(Records contained in a dataset)
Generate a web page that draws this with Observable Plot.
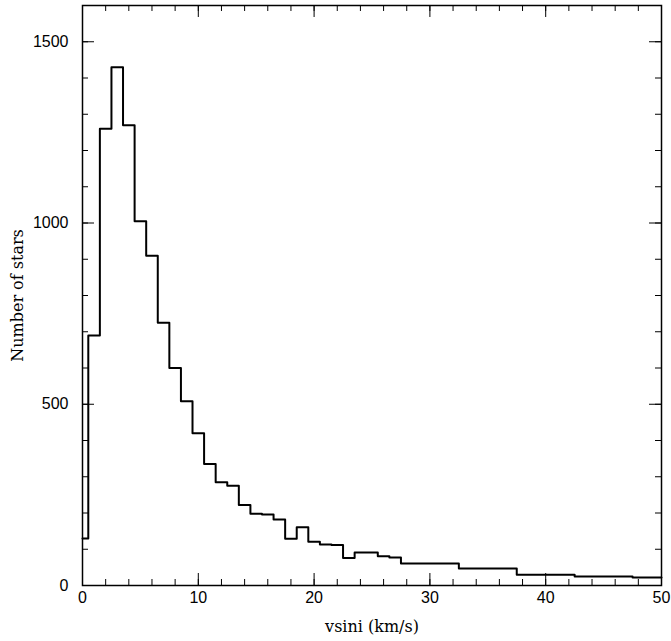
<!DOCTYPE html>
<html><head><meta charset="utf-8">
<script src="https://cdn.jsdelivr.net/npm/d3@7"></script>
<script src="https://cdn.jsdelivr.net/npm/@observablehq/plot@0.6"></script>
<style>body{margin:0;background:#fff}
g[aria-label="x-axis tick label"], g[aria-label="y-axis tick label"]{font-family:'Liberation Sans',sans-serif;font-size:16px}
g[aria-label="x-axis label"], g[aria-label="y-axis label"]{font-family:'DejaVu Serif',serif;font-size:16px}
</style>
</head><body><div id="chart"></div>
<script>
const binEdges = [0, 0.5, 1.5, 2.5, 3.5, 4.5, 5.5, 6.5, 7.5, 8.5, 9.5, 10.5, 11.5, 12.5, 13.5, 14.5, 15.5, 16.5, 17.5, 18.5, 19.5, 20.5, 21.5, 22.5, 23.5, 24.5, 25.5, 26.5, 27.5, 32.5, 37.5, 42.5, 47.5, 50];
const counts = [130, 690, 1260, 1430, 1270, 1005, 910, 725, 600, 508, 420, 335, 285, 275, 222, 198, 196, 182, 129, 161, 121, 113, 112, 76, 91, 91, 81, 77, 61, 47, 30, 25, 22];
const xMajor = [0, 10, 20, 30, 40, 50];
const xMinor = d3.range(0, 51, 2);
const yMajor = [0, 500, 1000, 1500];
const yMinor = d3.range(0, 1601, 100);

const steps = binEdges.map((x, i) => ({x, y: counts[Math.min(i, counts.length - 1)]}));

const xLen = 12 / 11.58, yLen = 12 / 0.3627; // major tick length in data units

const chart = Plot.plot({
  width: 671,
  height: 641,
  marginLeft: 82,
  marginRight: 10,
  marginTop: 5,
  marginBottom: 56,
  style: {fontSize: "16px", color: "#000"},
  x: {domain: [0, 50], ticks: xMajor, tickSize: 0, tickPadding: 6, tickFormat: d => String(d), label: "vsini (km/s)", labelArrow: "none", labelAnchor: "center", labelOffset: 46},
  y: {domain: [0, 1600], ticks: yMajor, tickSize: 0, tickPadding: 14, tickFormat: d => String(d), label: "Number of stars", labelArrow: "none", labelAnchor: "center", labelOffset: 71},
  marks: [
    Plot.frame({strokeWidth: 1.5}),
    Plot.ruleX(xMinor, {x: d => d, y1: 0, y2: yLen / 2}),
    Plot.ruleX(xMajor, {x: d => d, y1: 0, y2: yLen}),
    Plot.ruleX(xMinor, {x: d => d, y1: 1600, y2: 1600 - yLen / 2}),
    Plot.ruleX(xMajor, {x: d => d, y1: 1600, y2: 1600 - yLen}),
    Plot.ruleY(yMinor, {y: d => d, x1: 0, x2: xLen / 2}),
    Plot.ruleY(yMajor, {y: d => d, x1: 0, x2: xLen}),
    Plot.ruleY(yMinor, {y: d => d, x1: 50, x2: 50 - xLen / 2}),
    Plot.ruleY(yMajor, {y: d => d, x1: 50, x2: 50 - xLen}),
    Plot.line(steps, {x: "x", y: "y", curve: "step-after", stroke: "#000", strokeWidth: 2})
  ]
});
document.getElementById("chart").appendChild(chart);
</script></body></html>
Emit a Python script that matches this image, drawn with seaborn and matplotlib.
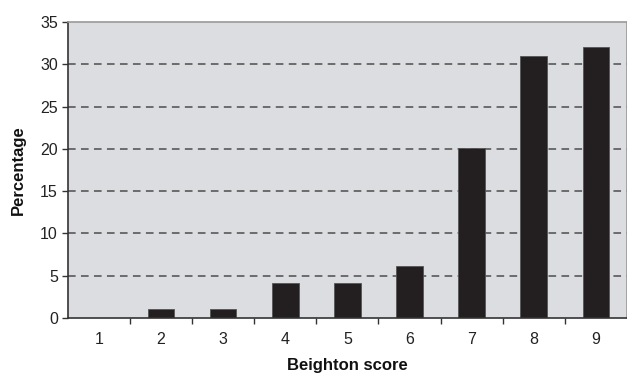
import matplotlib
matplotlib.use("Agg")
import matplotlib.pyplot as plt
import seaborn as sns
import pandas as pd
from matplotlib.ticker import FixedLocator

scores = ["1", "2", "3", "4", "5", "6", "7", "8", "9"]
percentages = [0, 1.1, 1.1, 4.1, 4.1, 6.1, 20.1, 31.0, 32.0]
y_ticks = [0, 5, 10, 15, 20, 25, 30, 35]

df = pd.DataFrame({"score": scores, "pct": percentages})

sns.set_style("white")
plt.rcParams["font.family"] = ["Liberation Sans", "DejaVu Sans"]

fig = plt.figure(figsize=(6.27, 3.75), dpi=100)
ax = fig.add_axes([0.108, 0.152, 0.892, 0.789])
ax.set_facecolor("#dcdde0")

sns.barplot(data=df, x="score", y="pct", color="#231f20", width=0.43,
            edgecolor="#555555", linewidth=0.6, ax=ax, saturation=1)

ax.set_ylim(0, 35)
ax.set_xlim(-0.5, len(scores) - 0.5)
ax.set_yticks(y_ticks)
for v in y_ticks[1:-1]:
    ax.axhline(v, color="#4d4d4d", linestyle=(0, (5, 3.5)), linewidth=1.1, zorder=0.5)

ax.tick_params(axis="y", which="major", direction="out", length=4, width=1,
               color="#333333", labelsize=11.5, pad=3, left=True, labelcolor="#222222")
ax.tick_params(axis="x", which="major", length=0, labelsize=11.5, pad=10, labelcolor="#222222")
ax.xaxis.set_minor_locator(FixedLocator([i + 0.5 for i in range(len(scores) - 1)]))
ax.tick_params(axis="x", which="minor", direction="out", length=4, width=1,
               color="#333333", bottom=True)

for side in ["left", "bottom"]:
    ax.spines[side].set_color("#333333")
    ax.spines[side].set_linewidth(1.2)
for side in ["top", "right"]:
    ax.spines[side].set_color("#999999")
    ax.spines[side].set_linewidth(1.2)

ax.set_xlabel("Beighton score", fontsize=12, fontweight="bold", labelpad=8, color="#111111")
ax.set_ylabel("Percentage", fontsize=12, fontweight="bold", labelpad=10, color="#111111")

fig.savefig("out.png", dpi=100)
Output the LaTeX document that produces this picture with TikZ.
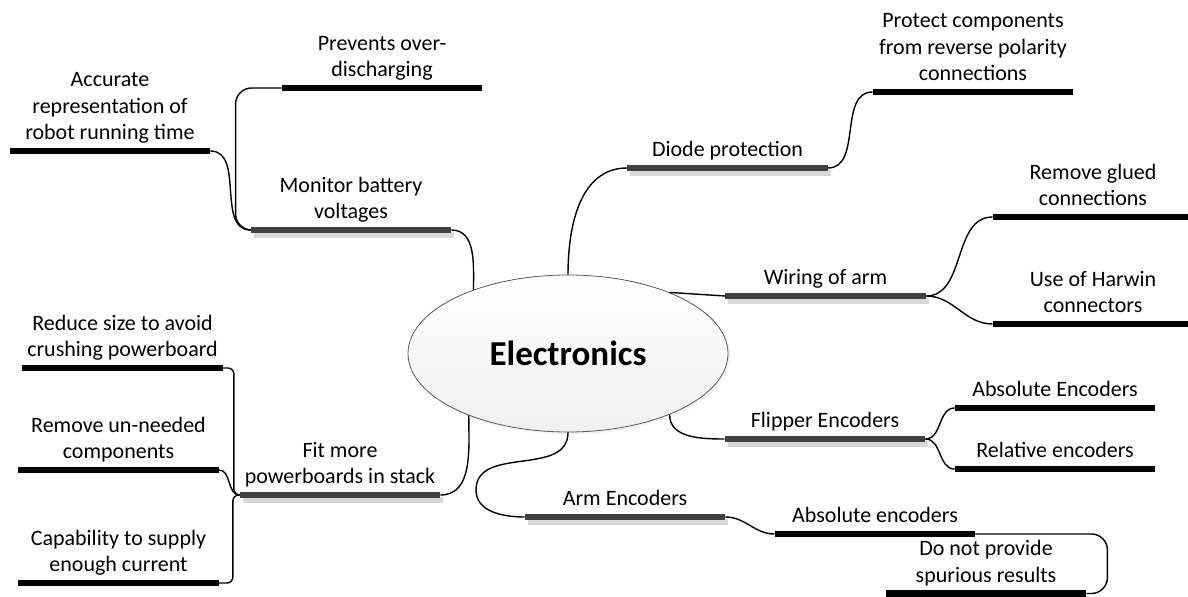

> Work instructions: Give back every line exactly as it stands, pictures excluded.

> Result:
Generate a web page that draws this with Observable Plot.
<!DOCTYPE html>
<html><head><meta charset="utf-8">
<script src="https://cdn.jsdelivr.net/npm/d3@7"></script>
<script src="https://cdn.jsdelivr.net/npm/@observablehq/plot@0.6"></script>
<style>body{margin:0;background:#fff}
g[aria-label="x-axis tick label"], g[aria-label="y-axis tick label"]{font-family:'Liberation Sans',sans-serif;font-size:16px}
g[aria-label="x-axis label"], g[aria-label="y-axis label"]{font-family:'DejaVu Serif',serif;font-size:16px}
</style>
</head><body><div id="chart"></div>
<script>
const binEdges = [0, 0.5, 1.5, 2.5, 3.5, 4.5, 5.5, 6.5, 7.5, 8.5, 9.5, 10.5, 11.5, 12.5, 13.5, 14.5, 15.5, 16.5, 17.5, 18.5, 19.5, 20.5, 21.5, 22.5, 23.5, 24.5, 25.5, 26.5, 27.5, 32.5, 37.5, 42.5, 47.5, 50];
const counts = [130, 690, 1260, 1430, 1270, 1005, 910, 725, 600, 508, 420, 335, 285, 275, 222, 198, 196, 182, 129, 161, 121, 113, 112, 76, 91, 91, 81, 77, 61, 47, 30, 25, 22];
const xMajor = [0, 10, 20, 30, 40, 50];
const xMinor = d3.range(0, 51, 2);
const yMajor = [0, 500, 1000, 1500];
const yMinor = d3.range(0, 1601, 100);

const steps = binEdges.map((x, i) => ({x, y: counts[Math.min(i, counts.length - 1)]}));

const xLen = 12 / 11.58, yLen = 12 / 0.3627; // major tick length in data units

const chart = Plot.plot({
  width: 671,
  height: 641,
  marginLeft: 82,
  marginRight: 10,
  marginTop: 5,
  marginBottom: 56,
  style: {fontSize: "16px", color: "#000"},
  x: {domain: [0, 50], ticks: xMajor, tickSize: 0, tickPadding: 6, tickFormat: d => String(d), label: "vsini (km/s)", labelArrow: "none", labelAnchor: "center", labelOffset: 46},
  y: {domain: [0, 1600], ticks: yMajor, tickSize: 0, tickPadding: 14, tickFormat: d => String(d), label: "Number of stars", labelArrow: "none", labelAnchor: "center", labelOffset: 71},
  marks: [
    Plot.frame({strokeWidth: 1.5}),
    Plot.ruleX(xMinor, {x: d => d, y1: 0, y2: yLen / 2}),
    Plot.ruleX(xMajor, {x: d => d, y1: 0, y2: yLen}),
    Plot.ruleX(xMinor, {x: d => d, y1: 1600, y2: 1600 - yLen / 2}),
    Plot.ruleX(xMajor, {x: d => d, y1: 1600, y2: 1600 - yLen}),
    Plot.ruleY(yMinor, {y: d => d, x1: 0, x2: xLen / 2}),
    Plot.ruleY(yMajor, {y: d => d, x1: 0, x2: xLen}),
    Plot.ruleY(yMinor, {y: d => d, x1: 50, x2: 50 - xLen / 2}),
    Plot.ruleY(yMajor, {y: d => d, x1: 50, x2: 50 - xLen}),
    Plot.line(steps, {x: "x", y: "y", curve: "step-after", stroke: "#000", strokeWidth: 2})
  ]
});
document.getElementById("chart").appendChild(chart);
</script></body></html>
Emit a Python script that matches this image, drawn with seaborn and matplotlib.
import matplotlib
matplotlib.use("Agg")
import matplotlib.pyplot as plt
import seaborn as sns
import pandas as pd
from matplotlib.ticker import FixedLocator

scores = ["1", "2", "3", "4", "5", "6", "7", "8", "9"]
percentages = [0, 1.1, 1.1, 4.1, 4.1, 6.1, 20.1, 31.0, 32.0]
y_ticks = [0, 5, 10, 15, 20, 25, 30, 35]

df = pd.DataFrame({"score": scores, "pct": percentages})

sns.set_style("white")
plt.rcParams["font.family"] = ["Liberation Sans", "DejaVu Sans"]

fig = plt.figure(figsize=(6.27, 3.75), dpi=100)
ax = fig.add_axes([0.108, 0.152, 0.892, 0.789])
ax.set_facecolor("#dcdde0")

sns.barplot(data=df, x="score", y="pct", color="#231f20", width=0.43,
            edgecolor="#555555", linewidth=0.6, ax=ax, saturation=1)

ax.set_ylim(0, 35)
ax.set_xlim(-0.5, len(scores) - 0.5)
ax.set_yticks(y_ticks)
for v in y_ticks[1:-1]:
    ax.axhline(v, color="#4d4d4d", linestyle=(0, (5, 3.5)), linewidth=1.1, zorder=0.5)

ax.tick_params(axis="y", which="major", direction="out", length=4, width=1,
               color="#333333", labelsize=11.5, pad=3, left=True, labelcolor="#222222")
ax.tick_params(axis="x", which="major", length=0, labelsize=11.5, pad=10, labelcolor="#222222")
ax.xaxis.set_minor_locator(FixedLocator([i + 0.5 for i in range(len(scores) - 1)]))
ax.tick_params(axis="x", which="minor", direction="out", length=4, width=1,
               color="#333333", bottom=True)

for side in ["left", "bottom"]:
    ax.spines[side].set_color("#333333")
    ax.spines[side].set_linewidth(1.2)
for side in ["top", "right"]:
    ax.spines[side].set_color("#999999")
    ax.spines[side].set_linewidth(1.2)

ax.set_xlabel("Beighton score", fontsize=12, fontweight="bold", labelpad=8, color="#111111")
ax.set_ylabel("Percentage", fontsize=12, fontweight="bold", labelpad=10, color="#111111")

fig.savefig("out.png", dpi=100)
Output the LaTeX document that produces this picture with TikZ.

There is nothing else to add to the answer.